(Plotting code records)
____________________

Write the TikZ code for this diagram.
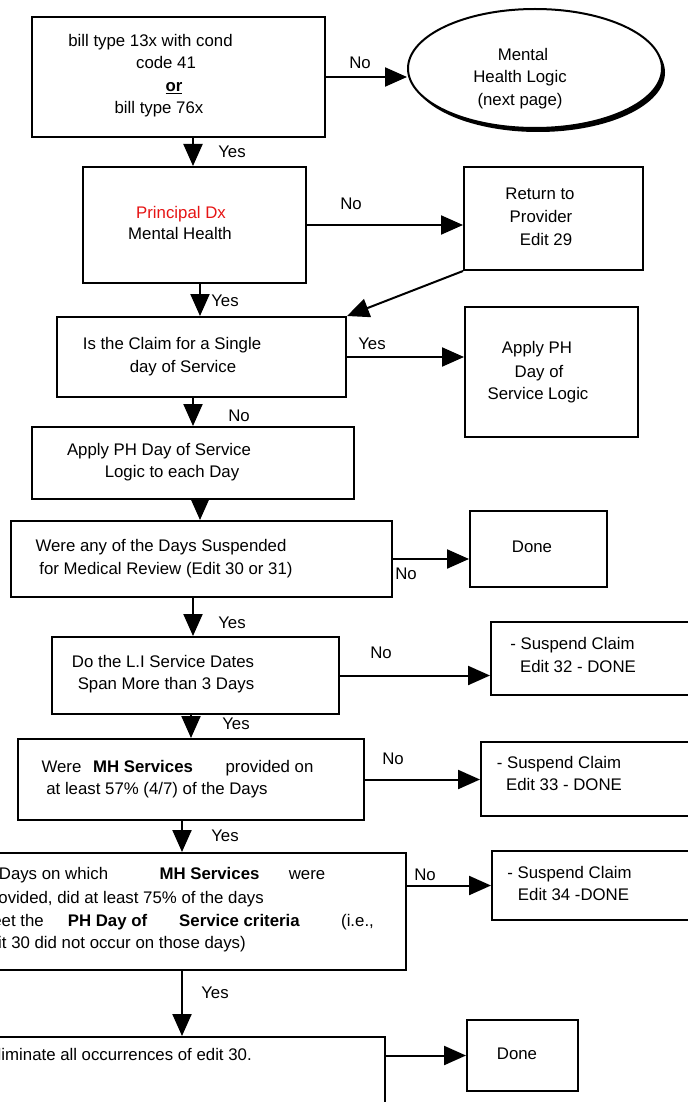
\documentclass[tikz,border=0pt]{standalone}
\usepackage{fontspec}
\setmainfont{Liberation Sans}
\usetikzlibrary{shapes}
\usetikzlibrary{arrows.meta}
\definecolor{dxred}{RGB}{230,20,20}

\begin{document}
\begin{tikzpicture}[x=0.75pt,y=-0.75pt]
	\tikzstyle{box}=[rectangle,draw,line width=1.5pt,inner sep=0pt,fill=white]
	\tikzstyle{txt}=[inner sep=0pt,text height=8.6pt,text depth=0pt,font=\fontsize{12.6}{16}\selectfont]
	\tikzstyle{arr}=[line width=1.5pt,-{Triangle[length=16.5pt,width=14.3pt]}]

	\useasboundingbox (0,0) rectangle (688,1102);
	\clip (0,0) rectangle (688,1102);

	% boxes
	\node[box,minimum width=219.75pt,minimum height=90pt] (b1) at (178.5,77) {};
	\node[ellipse,fill=black,inner sep=0pt,minimum width=190.5pt,minimum height=89.25pt] (ellsh) at (538,72.5) {};
	\node[ellipse,draw,fill=white,line width=1.5pt,inner sep=0pt,minimum width=190.5pt,minimum height=89.25pt] (ell) at (535,68.5) {};
	\node[box,minimum width=167.25pt,minimum height=87pt] (b2) at (194.5,225) {};
	\node[box,minimum width=134.25pt,minimum height=77.25pt] (ret) at (553.5,218.5) {};
	\node[box,minimum width=216.75pt,minimum height=60pt] (b3) at (201.5,357) {};
	\node[box,minimum width=129.75pt,minimum height=97.5pt] (ph) at (551.5,372) {};
	\node[box,minimum width=241.5pt,minimum height=54pt] (b4) at (193,463) {};
	\node[box,minimum width=285.75pt,minimum height=57pt] (b5) at (201.5,559) {};
	\node[box,minimum width=102.75pt,minimum height=57pt] (done1) at (538.5,549) {};
	\node[box,minimum width=215.25pt,minimum height=57.75pt] (b6) at (195.5,675.5) {};
	\node[box,minimum width=171.75pt,minimum height=54.75pt] (s1) at (605.5,658.5) {};
	\node[box,minimum width=259.5pt,minimum height=60.75pt] (b7) at (191,779.5) {};
	\node[box,minimum width=179.25pt,minimum height=55.5pt] (s2) at (600.5,779) {};
	\node[box,minimum width=327pt,minimum height=87.75pt] (b8) at (188,911.5) {};
	\node[box,minimum width=171pt,minimum height=51.75pt] (s3) at (606,885.5) {};
	\node[box,minimum width=311.25pt,minimum height=64.5pt] (b9) at (177.5,1080) {};
	\node[box,minimum width=83.25pt,minimum height=53.25pt] (done2) at (522.5,1055.5) {};

	% texts
	\foreach [count=\i] \x/\y/\t in {
		150.5/41/{bill type 13x with cond}, 166/63/{code 41}, 174/86/{\underline{\textbf{or}}}, 159/108/{bill type 76x},
		523/55/{Mental}, 520/77/{Health Logic}, 520/100/{(next page)},
		181/213/{\textcolor{dxred}{Principal Dx}}, 180/234/{Mental Health},
		540/194/{Return to}, 541/217/{Provider}, 546/240/{Edit 29},
		172/344/{Is the Claim for a Single}, 183/367/{day of Service},
		537/348/{Apply PH}, 539/372/{Day of}, 538/394/{Service Logic},
		159/450/{Apply PH Day of Service}, 172/472/{Logic to each Day},
		161/546/{Were any of the Days Suspended}, 166/569/{for Medical Review (Edit 30 or 31)},
		532/547/{Done},
		163/662/{Do the L.I Service Dates}, 166/684/{Span More than 3 Days},
		572.5/644/{- Suspend Claim}, 578/667/{Edit 32 - DONE},
		61.5/767/{Were}, 143/767/{\textbf{MH Services}}, 269.5/767/{provided on}, 157/789/{at least 57\% (4/7) of the Days},
		559/763/{- Suspend Claim}, 564/785/{Edit 33 - DONE},
		53.5/874/{Days on which}, 209.5/874/{\textbf{MH Services}}, 307/874/{were},
		107.5/921/{\textbf{PH Day of}}, 239.5/921/{\textbf{Service criteria}}, 357.5/921/{(i.e.,},
		569.5/873/{- Suspend Claim}, 573.5/895/{Edit 34 -DONE},
		517/1054/{Done}}
		\node[txt] (t\i) at (\x,\y) {\t};
	\foreach [count=\i] \x/\y/\t in {
		264/898/{provided, did at least 75\% of the days}, 44/921/{meet the},
		246/943/{edit 30 did not occur on those days)}, 252/1055/{Eliminate all occurrences of edit 30.}}
		\node[txt,anchor=east] (e\i) at (\x,\y) {\t};

	% yes / no
	\foreach [count=\i] \x/\y/\t in {360/63/No, 232/152/Yes, 351/204/No, 225/301/Yes, 372/344/Yes,
		239/416/No, 406/574/No, 232/623/Yes, 381/653/No, 236/724/Yes, 393/759/No,
		225/836/Yes, 425/875/No, 215/993/Yes}
		\node[txt] (l\i) at (\x,\y) {\t};

	% connectors
	\draw[arr] (b1.east) -- (b1.east -| ell.west);
	\draw[arr] (b1.south -| 193,0) -- (b2.north -| 193,0);
	\draw[arr] (b2.east) -- (b2.east -| ret.west);
	\draw[arr] (ret.south west) -- (b3.north east);
	\draw[arr] (b2.south -| 200,0) -- (b3.north -| 200,0);
	\draw[arr] (b3.east) -- (b3.east -| ph.west);
	\draw[arr] (b3.south -| 193,0) -- (b4.north -| 193,0);
	\draw[arr] (b4.south -| 200,0) -- (b5.north -| 200,0);
	\draw[arr] (b5.east) -- (b5.east -| done1.west);
	\draw[arr] (b5.south -| 193,0) -- (b6.north -| 193,0);
	\draw[arr] (b6.east) -- (b6.east -| s1.west);
	\draw[arr] (b6.south -| 191,0) -- (b7.north -| 191,0);
	\draw[arr] (b7.east) -- (b7.east -| s2.west);
	\draw[arr] (b7.south -| 182,0) -- (b8.north -| 182,0);
	\draw[arr] (s3.west -| b8.east) -- (s3.west);
	\draw[arr] (b8.south -| 182,0) -- (b9.north -| 182,0);
	\draw[arr] (done2.west -| b9.east) -- (done2.west);
\end{tikzpicture}
\end{document}
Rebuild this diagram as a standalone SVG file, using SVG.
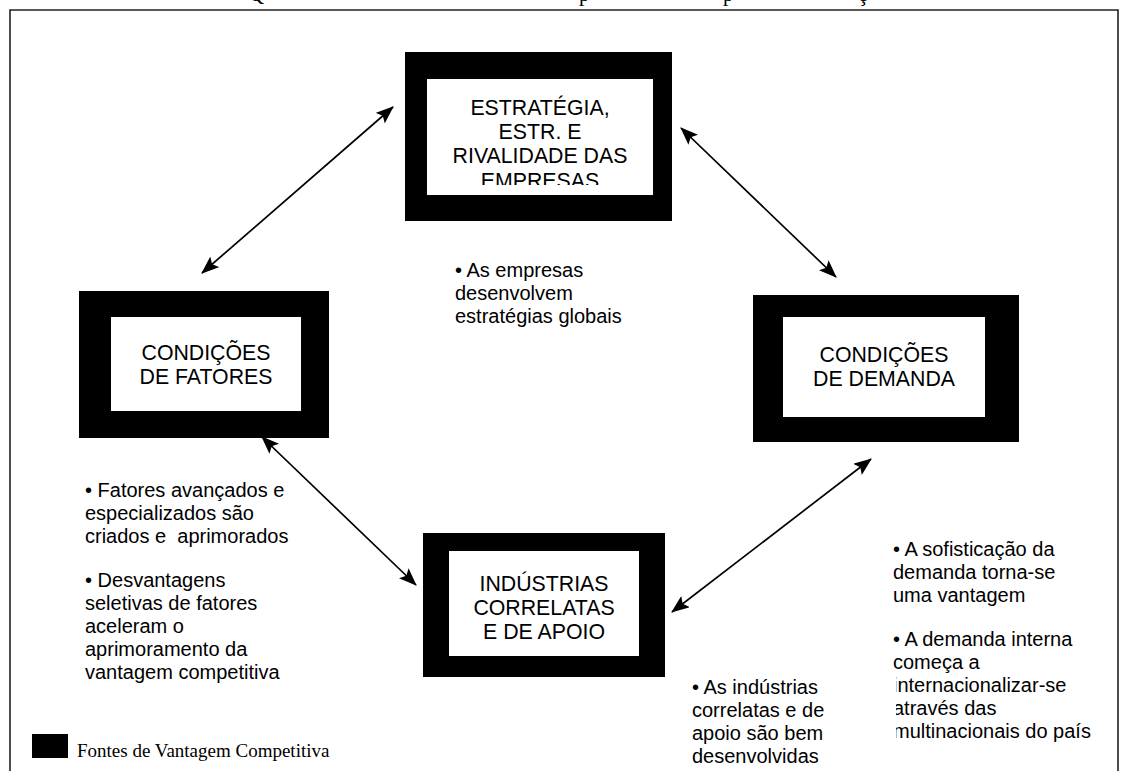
<svg xmlns="http://www.w3.org/2000/svg" width="1128" height="771" viewBox="0 0 1128 771">
<style>
.box{fill:#000}
.inner{fill:#fff}
.nt{font-family:"Liberation Sans",Arial,sans-serif;font-size:21.3px;fill:#000;text-anchor:middle}
.bt{font-family:"Liberation Sans",Arial,sans-serif;font-size:20px;fill:#000}
.ser{font-family:"Liberation Serif","Times New Roman",serif;fill:#000}
.conn{stroke:#000;stroke-width:1.7;fill:none;marker-start:url(#ah);marker-end:url(#ah)}
</style>
<defs>
<marker id="ah" viewBox="0 0 18 14" refX="17" refY="7" markerWidth="18" markerHeight="14" markerUnits="userSpaceOnUse" orient="auto-start-reverse">
<path d="M0,0 L18,7 L0,14 L3.5,7 z" fill="#000"/>
</marker>
<clipPath id="clipE"><rect x="427" y="79" width="226" height="106"/></clipPath>
<clipPath id="clipR"><rect x="896" y="670" width="200" height="80"/></clipPath>
</defs>
<rect width="1128" height="771" fill="#fff"/>
<text class="ser" font-size="21" y="0.5"><tspan x="249">Q</tspan><tspan x="579">p</tspan><tspan x="723">p</tspan><tspan x="858">ç</tspan></text>
<path d="M10,771 V10 H1118 V771" fill="none" stroke="#222" stroke-width="1.6"/>
<g id="connectors">
<line class="conn" x1="202" y1="273" x2="393" y2="107"/>
<line class="conn" x1="681" y1="128" x2="836" y2="277"/>
<line class="conn" x1="262" y1="437" x2="416" y2="585"/>
<line class="conn" x1="871" y1="459" x2="672" y2="612"/>
</g>
<g id="node-estrategia">
<rect class="box" x="405" y="52" width="267" height="169"/>
<rect class="inner" x="427" y="79" width="226" height="116"/>
<g clip-path="url(#clipE)">
<text class="nt" x="540" y="114.5">ESTRATÉGIA,</text>
<text class="nt" x="540" y="138.5">ESTR. E</text>
<text class="nt" x="540" y="163">RIVALIDADE DAS</text>
<text class="nt" x="540" y="187.5">EMPRESAS</text>
</g>
</g>
<g id="node-fatores">
<rect class="box" x="79" y="291" width="250" height="147"/>
<rect class="inner" x="111" y="317" width="190" height="94"/>
<text class="nt" x="206" y="360">CONDIÇÕES</text>
<text class="nt" x="206" y="384">DE FATORES</text>
</g>
<g id="node-demanda">
<rect class="box" x="753" y="295" width="266" height="147"/>
<rect class="inner" x="783" y="317" width="202" height="100"/>
<text class="nt" x="884" y="362">CONDIÇÕES</text>
<text class="nt" x="884" y="386">DE DEMANDA</text>
</g>
<g id="node-industrias">
<rect class="box" x="423" y="533" width="242" height="144"/>
<rect class="inner" x="449" y="551" width="190" height="105"/>
<text class="nt" x="544" y="591">INDÚSTRIAS</text>
<text class="nt" x="544" y="615">CORRELATAS</text>
<text class="nt" x="544" y="639">E DE APOIO</text>
</g>
<g id="text-empresas">
<text class="bt" x="455" y="277">• As empresas</text>
<text class="bt" x="455" y="300">desenvolvem</text>
<text class="bt" x="455" y="323">estratégias globais</text>
</g>
<g id="text-fatores">
<text class="bt" x="85" y="497">• Fatores avançados e</text>
<text class="bt" x="85" y="520">especializados são</text>
<text class="bt" x="85" y="543" xml:space="preserve">criados e  aprimorados</text>
<text class="bt" x="85" y="587">• Desvantagens</text>
<text class="bt" x="85" y="610">seletivas de fatores</text>
<text class="bt" x="85" y="633">aceleram o</text>
<text class="bt" x="85" y="656">aprimoramento da</text>
<text class="bt" x="85" y="679">vantagem competitiva</text>
</g>
<g id="text-demanda">
<text class="bt" x="893" y="556">• A sofisticação da</text>
<text class="bt" x="893" y="579">demanda torna-se</text>
<text class="bt" x="893" y="602">uma vantagem</text>
<text class="bt" x="893" y="646">• A demanda interna</text>
<text class="bt" x="893" y="669">começa a</text>
<g clip-path="url(#clipR)">
<text class="bt" x="893" y="692">internacionalizar-se</text>
<text class="bt" x="893" y="715">através das</text>
<text class="bt" x="893" y="738">multinacionais do país</text>
</g>
</g>
<g id="text-industrias">
<text class="bt" x="692" y="694">• As indústrias</text>
<text class="bt" x="692" y="717">correlatas e de</text>
<text class="bt" x="692" y="740">apoio são bem</text>
<text class="bt" x="692" y="763">desenvolvidas</text>
</g>
<g id="legend">
<rect x="32" y="734" width="36" height="24" fill="#000"/>
<text class="ser" font-size="19" x="77" y="757">Fontes de Vantagem Competitiva</text>
</g>
</svg>
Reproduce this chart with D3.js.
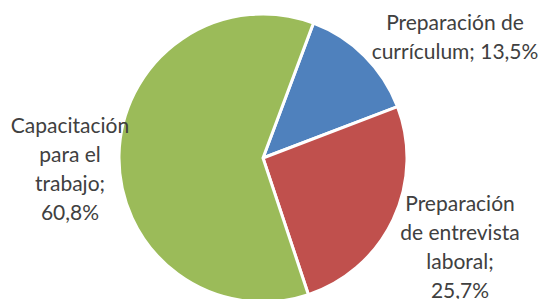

____________________

Scan the entries above for the word "standalone" and collect each line holding it.

\documentclass[tikz,border=0pt]{standalone}
Rebuild this diagram as a standalone SVG file, using SVG.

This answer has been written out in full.